%%
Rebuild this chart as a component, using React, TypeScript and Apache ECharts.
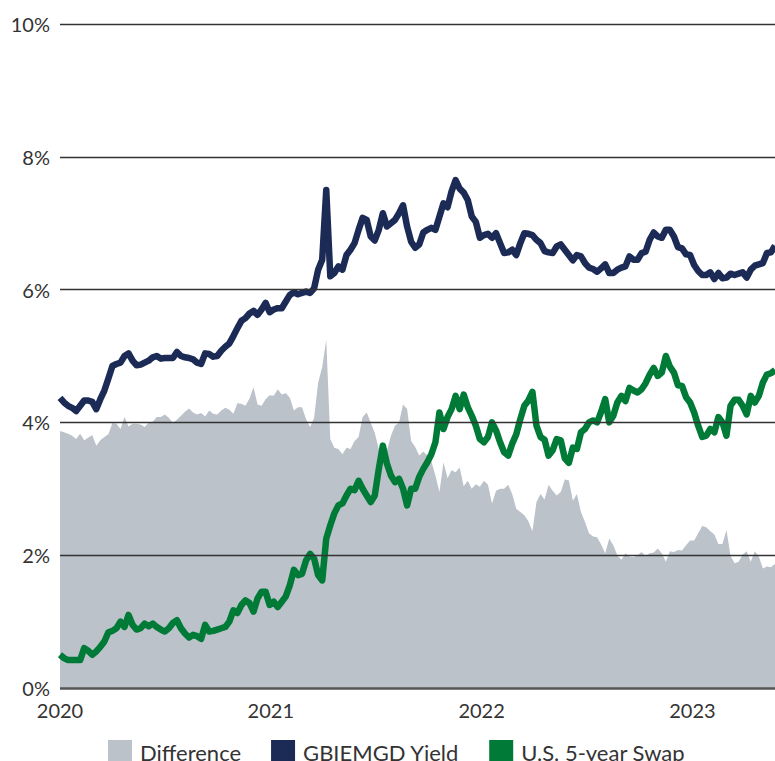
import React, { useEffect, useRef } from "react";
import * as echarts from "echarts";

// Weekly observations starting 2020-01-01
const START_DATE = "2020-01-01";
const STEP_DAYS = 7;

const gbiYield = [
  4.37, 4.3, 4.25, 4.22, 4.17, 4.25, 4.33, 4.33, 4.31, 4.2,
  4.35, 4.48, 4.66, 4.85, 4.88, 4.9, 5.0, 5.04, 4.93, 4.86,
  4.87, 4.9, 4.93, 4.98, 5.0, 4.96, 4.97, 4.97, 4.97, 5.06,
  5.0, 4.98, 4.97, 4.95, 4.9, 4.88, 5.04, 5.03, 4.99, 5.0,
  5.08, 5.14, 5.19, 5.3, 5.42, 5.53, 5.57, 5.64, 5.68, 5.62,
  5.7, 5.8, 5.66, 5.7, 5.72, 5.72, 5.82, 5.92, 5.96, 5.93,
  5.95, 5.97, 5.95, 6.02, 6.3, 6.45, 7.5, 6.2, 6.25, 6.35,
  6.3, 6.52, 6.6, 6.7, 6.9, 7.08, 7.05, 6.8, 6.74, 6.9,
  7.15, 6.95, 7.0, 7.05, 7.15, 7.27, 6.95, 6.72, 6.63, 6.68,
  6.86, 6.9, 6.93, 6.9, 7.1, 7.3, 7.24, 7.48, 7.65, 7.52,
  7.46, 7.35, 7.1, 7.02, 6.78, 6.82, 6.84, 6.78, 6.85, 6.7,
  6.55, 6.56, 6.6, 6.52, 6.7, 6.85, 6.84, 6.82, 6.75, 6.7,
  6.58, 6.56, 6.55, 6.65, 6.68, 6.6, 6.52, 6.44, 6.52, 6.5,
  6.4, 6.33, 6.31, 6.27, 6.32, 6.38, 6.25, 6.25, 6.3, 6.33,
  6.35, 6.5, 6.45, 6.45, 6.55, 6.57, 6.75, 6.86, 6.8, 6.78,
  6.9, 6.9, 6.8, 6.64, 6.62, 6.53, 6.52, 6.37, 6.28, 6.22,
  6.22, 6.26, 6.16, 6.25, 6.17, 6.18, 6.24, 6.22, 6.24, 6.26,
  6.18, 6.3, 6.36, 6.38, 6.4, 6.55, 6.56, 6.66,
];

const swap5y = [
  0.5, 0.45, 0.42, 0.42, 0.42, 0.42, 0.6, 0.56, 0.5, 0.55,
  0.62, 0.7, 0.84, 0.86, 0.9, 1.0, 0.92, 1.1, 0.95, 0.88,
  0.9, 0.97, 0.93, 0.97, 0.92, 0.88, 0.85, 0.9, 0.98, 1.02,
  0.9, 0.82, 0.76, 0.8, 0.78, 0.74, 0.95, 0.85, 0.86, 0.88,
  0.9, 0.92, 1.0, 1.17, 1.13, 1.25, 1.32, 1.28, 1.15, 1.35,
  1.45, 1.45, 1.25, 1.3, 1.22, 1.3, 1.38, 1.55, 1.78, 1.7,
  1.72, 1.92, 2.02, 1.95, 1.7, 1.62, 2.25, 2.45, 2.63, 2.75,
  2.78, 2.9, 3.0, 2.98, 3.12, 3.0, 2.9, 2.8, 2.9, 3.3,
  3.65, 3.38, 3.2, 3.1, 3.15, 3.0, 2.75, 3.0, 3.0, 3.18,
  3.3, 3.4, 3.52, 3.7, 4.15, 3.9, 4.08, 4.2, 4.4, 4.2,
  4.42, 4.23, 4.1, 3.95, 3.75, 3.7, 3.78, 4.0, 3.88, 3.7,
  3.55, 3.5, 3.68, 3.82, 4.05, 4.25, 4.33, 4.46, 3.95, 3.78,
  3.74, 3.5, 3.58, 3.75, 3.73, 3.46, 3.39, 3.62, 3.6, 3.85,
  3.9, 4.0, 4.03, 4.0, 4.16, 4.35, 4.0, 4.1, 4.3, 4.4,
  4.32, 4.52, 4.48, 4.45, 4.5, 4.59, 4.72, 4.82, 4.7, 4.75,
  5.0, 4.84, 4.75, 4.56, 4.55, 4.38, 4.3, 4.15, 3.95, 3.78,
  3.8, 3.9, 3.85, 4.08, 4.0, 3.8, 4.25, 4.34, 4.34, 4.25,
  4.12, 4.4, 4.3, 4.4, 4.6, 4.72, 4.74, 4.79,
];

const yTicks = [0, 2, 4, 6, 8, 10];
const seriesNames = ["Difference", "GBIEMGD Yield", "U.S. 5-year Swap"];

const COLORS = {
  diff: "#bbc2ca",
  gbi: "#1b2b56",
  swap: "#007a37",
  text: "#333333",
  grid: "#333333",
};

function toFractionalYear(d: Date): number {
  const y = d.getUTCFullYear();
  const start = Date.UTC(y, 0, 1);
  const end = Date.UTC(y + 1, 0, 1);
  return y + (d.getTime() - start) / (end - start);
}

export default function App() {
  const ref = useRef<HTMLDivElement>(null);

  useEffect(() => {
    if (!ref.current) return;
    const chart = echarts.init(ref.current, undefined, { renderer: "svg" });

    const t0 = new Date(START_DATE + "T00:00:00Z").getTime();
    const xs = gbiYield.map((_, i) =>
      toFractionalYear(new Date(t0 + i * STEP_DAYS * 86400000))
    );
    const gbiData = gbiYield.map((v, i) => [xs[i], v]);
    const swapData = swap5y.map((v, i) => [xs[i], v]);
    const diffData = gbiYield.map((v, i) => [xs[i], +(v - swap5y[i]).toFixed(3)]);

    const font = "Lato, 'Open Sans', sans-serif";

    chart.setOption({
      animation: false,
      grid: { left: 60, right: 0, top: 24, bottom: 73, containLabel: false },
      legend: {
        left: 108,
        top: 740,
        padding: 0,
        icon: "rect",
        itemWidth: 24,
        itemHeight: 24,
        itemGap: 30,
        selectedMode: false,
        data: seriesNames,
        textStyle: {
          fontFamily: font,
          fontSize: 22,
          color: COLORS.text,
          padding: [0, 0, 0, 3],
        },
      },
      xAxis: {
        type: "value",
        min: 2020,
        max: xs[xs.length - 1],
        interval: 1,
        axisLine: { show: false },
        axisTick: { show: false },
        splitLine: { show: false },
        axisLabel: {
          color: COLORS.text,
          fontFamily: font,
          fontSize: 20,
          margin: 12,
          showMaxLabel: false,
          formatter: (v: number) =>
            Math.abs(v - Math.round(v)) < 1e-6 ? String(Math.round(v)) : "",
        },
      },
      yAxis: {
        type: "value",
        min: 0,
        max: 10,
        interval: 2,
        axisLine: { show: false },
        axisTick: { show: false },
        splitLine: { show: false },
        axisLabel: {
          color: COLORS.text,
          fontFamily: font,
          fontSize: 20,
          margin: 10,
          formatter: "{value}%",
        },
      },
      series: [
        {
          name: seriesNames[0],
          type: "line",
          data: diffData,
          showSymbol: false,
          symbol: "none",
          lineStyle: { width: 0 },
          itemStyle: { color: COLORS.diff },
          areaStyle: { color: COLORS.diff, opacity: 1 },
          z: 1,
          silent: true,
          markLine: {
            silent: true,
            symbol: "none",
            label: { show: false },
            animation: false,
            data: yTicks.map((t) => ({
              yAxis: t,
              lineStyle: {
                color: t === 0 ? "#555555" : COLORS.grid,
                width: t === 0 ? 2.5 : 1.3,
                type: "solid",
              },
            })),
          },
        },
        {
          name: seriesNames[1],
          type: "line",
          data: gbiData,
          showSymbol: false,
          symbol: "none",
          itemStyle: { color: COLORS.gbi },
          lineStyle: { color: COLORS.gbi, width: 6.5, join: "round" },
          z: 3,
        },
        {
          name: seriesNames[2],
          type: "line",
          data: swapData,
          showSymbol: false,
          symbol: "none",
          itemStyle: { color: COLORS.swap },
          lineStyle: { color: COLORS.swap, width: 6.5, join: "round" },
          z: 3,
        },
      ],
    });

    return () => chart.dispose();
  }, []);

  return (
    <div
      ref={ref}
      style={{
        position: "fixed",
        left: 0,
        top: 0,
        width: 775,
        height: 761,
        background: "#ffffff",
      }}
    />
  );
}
%%
Return exactly what appears from the opening line of the material through the line with "const STEP_DAYS = 7;", apart from the pictures.

Rebuild this chart as a component, using React, TypeScript and Apache ECharts.
import React, { useEffect, useRef } from "react";
import * as echarts from "echarts";

// Weekly observations starting 2020-01-01
const START_DATE = "2020-01-01";
const STEP_DAYS = 7;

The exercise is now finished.